■ RECORD EXTRACTS:
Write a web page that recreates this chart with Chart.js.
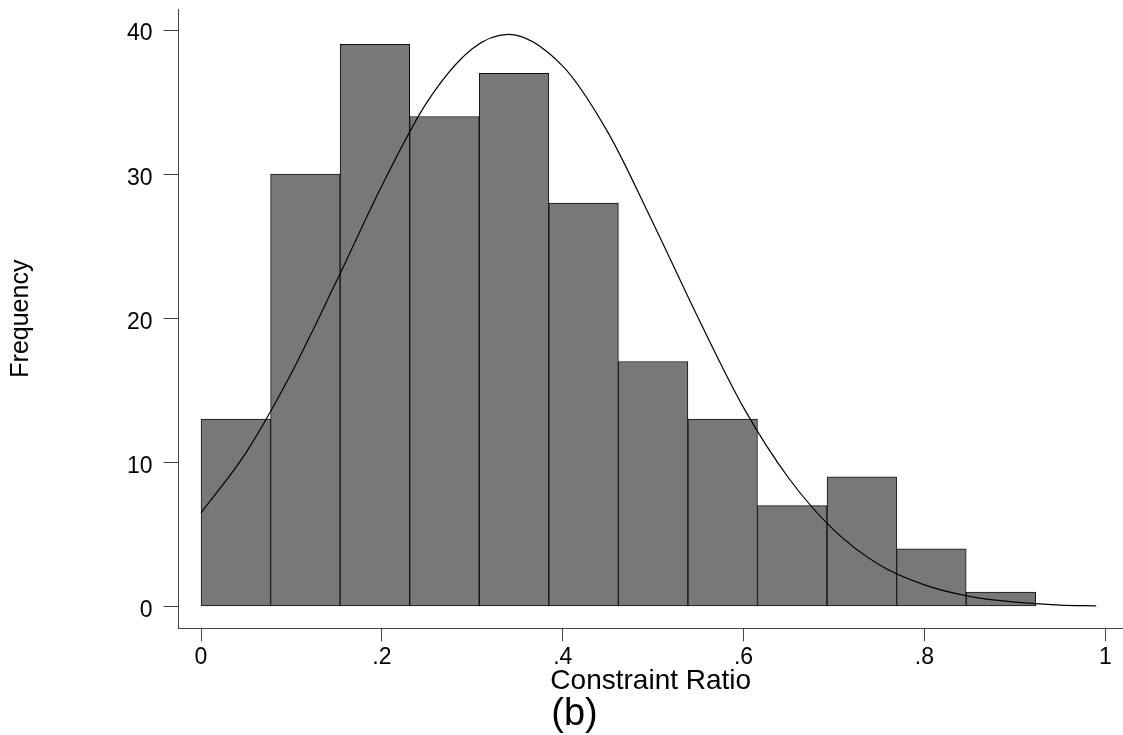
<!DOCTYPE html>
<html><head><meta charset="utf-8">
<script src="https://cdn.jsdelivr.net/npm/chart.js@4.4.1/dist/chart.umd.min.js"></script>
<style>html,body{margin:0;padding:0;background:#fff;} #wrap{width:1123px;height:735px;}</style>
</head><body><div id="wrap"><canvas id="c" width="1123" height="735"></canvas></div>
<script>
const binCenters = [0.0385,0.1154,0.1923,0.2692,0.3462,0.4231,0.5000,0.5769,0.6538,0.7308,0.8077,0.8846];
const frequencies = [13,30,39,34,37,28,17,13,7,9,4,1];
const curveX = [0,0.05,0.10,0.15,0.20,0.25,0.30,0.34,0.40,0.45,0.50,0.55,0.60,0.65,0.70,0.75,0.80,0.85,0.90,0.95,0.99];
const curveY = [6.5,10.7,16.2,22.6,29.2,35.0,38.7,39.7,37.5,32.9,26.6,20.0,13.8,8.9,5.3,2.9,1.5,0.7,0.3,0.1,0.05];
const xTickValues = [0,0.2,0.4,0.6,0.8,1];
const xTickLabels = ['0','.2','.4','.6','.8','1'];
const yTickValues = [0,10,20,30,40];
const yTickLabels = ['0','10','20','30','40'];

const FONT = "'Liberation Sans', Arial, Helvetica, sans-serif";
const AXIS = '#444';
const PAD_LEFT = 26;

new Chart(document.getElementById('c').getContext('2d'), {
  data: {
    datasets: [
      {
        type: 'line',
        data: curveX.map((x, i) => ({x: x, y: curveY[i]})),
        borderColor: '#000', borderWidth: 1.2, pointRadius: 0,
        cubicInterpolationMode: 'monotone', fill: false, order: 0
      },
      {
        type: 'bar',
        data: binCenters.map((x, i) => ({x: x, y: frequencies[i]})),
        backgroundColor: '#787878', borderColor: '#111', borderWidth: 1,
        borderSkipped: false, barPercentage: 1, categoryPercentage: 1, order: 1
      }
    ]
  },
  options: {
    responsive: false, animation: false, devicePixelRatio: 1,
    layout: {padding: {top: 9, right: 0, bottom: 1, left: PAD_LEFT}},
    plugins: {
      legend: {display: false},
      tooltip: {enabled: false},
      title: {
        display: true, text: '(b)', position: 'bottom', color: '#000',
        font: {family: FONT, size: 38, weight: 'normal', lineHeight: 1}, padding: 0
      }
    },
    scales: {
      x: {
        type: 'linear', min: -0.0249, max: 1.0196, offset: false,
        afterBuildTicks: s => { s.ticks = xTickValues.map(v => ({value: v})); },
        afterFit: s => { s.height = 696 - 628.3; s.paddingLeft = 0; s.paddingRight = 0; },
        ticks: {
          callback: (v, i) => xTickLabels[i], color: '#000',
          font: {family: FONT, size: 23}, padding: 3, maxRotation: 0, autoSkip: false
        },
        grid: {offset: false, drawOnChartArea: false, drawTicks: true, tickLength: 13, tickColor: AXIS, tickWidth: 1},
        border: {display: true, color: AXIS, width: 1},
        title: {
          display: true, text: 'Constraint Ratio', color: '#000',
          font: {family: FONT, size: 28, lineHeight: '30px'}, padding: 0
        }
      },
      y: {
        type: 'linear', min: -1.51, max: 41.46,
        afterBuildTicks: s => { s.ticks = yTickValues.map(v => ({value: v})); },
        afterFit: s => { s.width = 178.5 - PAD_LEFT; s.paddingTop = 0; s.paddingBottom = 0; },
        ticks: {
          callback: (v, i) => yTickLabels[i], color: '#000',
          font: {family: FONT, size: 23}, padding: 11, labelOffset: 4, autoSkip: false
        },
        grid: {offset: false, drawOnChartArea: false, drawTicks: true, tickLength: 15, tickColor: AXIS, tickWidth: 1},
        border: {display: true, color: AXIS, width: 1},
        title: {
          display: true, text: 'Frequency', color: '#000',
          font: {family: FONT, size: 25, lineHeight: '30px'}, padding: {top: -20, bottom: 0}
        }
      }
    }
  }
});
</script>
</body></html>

...

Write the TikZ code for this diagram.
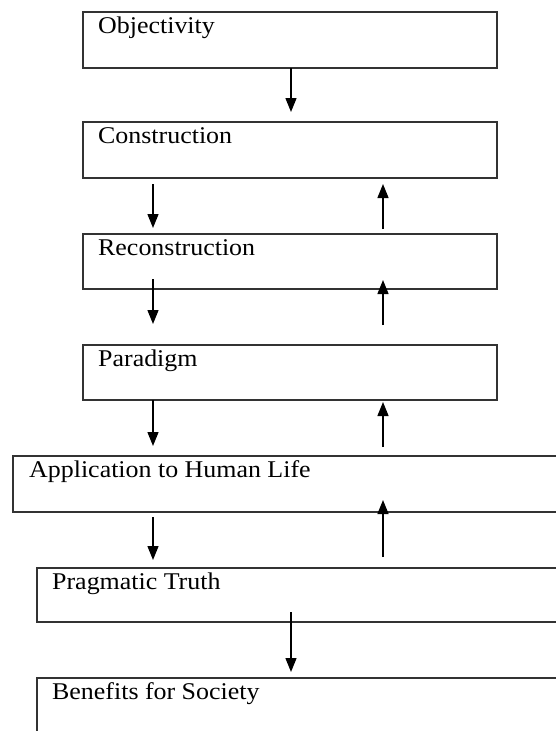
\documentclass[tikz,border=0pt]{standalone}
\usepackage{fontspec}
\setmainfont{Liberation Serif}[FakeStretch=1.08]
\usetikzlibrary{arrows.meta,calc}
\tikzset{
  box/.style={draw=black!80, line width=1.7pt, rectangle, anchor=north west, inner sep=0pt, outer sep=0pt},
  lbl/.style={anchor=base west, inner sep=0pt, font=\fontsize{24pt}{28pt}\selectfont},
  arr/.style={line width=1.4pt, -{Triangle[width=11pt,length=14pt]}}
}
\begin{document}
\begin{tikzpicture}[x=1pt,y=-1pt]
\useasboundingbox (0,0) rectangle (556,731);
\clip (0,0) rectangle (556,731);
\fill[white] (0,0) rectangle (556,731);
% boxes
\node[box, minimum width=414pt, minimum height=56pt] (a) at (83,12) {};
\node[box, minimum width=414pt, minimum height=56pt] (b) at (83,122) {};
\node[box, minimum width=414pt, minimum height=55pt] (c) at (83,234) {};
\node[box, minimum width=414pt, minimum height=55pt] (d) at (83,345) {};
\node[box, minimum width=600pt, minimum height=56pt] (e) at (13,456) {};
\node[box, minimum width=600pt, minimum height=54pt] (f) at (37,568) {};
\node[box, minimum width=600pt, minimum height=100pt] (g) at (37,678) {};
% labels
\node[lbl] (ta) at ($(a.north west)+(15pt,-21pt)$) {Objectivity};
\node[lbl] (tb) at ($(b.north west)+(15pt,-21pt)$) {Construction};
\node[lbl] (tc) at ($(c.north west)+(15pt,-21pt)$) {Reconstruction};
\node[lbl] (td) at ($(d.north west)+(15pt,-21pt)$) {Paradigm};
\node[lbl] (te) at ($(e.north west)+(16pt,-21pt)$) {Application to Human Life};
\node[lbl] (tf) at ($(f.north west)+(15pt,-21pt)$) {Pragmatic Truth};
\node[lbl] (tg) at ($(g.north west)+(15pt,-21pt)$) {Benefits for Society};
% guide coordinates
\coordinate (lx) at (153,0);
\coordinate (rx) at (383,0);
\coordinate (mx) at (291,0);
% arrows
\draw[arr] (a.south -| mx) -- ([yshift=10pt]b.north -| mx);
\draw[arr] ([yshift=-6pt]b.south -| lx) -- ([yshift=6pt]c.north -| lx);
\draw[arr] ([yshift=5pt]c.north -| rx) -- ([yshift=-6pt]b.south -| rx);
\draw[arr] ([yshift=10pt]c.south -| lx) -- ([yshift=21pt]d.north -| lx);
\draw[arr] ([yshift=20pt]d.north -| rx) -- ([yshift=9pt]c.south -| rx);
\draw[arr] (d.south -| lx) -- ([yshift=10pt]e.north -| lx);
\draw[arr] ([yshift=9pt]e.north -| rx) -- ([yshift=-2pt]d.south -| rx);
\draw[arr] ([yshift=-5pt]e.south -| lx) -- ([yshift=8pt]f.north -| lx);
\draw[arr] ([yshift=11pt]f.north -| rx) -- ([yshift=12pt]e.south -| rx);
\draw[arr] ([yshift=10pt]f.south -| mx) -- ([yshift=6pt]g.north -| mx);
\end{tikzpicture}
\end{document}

---

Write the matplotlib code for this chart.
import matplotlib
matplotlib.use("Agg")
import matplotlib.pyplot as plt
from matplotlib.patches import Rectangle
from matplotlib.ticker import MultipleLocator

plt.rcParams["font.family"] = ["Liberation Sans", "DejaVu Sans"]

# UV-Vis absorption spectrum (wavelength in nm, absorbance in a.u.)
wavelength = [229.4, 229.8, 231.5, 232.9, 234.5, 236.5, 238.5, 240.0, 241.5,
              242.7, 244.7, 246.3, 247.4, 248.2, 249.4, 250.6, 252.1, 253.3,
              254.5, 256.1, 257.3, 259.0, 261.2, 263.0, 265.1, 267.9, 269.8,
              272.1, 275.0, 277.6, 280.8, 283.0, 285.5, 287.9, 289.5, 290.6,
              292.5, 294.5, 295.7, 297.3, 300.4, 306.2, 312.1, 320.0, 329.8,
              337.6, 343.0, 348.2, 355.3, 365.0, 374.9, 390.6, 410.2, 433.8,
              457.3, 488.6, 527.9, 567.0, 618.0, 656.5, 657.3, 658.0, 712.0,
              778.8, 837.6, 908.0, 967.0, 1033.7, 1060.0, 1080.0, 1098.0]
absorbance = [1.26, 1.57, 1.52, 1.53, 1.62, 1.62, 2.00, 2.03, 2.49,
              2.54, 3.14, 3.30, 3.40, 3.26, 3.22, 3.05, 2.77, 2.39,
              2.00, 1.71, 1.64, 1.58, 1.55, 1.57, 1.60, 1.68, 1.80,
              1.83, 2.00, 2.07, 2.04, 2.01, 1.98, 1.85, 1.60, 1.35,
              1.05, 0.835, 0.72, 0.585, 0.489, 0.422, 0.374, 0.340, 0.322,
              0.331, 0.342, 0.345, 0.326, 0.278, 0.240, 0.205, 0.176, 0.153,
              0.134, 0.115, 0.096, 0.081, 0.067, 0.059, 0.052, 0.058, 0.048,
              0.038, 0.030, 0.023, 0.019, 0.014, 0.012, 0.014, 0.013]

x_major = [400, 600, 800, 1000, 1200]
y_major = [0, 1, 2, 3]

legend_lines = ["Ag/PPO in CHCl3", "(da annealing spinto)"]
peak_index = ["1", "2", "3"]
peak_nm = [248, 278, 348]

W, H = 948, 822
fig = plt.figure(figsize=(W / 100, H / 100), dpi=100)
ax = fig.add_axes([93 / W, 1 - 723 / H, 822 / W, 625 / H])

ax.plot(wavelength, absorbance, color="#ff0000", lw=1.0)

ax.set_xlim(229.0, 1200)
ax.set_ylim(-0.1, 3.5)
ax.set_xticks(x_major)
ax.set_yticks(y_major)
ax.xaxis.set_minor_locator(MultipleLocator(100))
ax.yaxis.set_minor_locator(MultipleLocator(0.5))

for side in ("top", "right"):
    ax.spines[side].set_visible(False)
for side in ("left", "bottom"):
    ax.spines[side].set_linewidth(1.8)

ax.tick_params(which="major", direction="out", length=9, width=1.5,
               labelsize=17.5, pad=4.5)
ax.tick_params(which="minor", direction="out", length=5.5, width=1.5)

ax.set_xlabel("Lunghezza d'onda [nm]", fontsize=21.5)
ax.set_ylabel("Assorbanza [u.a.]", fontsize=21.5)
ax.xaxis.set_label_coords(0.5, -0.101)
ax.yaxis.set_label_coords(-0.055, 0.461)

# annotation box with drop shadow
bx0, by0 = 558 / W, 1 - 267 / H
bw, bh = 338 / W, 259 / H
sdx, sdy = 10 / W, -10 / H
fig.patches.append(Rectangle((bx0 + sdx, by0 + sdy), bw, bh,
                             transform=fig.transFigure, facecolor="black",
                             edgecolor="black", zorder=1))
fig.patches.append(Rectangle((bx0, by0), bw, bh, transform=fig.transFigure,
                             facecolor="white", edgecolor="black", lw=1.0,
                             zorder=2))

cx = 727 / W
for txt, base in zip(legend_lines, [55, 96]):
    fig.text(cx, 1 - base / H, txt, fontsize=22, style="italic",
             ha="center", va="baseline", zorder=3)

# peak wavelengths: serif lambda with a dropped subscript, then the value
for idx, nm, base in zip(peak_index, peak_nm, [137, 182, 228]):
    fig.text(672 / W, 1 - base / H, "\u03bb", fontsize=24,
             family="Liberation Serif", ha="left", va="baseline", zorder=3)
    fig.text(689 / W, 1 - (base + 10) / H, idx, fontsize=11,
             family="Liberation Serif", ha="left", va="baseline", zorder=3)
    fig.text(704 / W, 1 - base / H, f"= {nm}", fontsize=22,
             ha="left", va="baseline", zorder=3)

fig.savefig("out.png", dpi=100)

■ AIM OF THE TASK: Extract exactly, and only, the lines from the one with "Write a web" to the one with "const PAD_LEFT = 26;", both ends counted. Leave the images behind.

■ EXERCISE OUTPUT:
Write a web page that recreates this chart with Chart.js.
<!DOCTYPE html>
<html><head><meta charset="utf-8">
<script src="https://cdn.jsdelivr.net/npm/chart.js@4.4.1/dist/chart.umd.min.js"></script>
<style>html,body{margin:0;padding:0;background:#fff;} #wrap{width:1123px;height:735px;}</style>
</head><body><div id="wrap"><canvas id="c" width="1123" height="735"></canvas></div>
<script>
const binCenters = [0.0385,0.1154,0.1923,0.2692,0.3462,0.4231,0.5000,0.5769,0.6538,0.7308,0.8077,0.8846];
const frequencies = [13,30,39,34,37,28,17,13,7,9,4,1];
const curveX = [0,0.05,0.10,0.15,0.20,0.25,0.30,0.34,0.40,0.45,0.50,0.55,0.60,0.65,0.70,0.75,0.80,0.85,0.90,0.95,0.99];
const curveY = [6.5,10.7,16.2,22.6,29.2,35.0,38.7,39.7,37.5,32.9,26.6,20.0,13.8,8.9,5.3,2.9,1.5,0.7,0.3,0.1,0.05];
const xTickValues = [0,0.2,0.4,0.6,0.8,1];
const xTickLabels = ['0','.2','.4','.6','.8','1'];
const yTickValues = [0,10,20,30,40];
const yTickLabels = ['0','10','20','30','40'];

const FONT = "'Liberation Sans', Arial, Helvetica, sans-serif";
const AXIS = '#444';
const PAD_LEFT = 26;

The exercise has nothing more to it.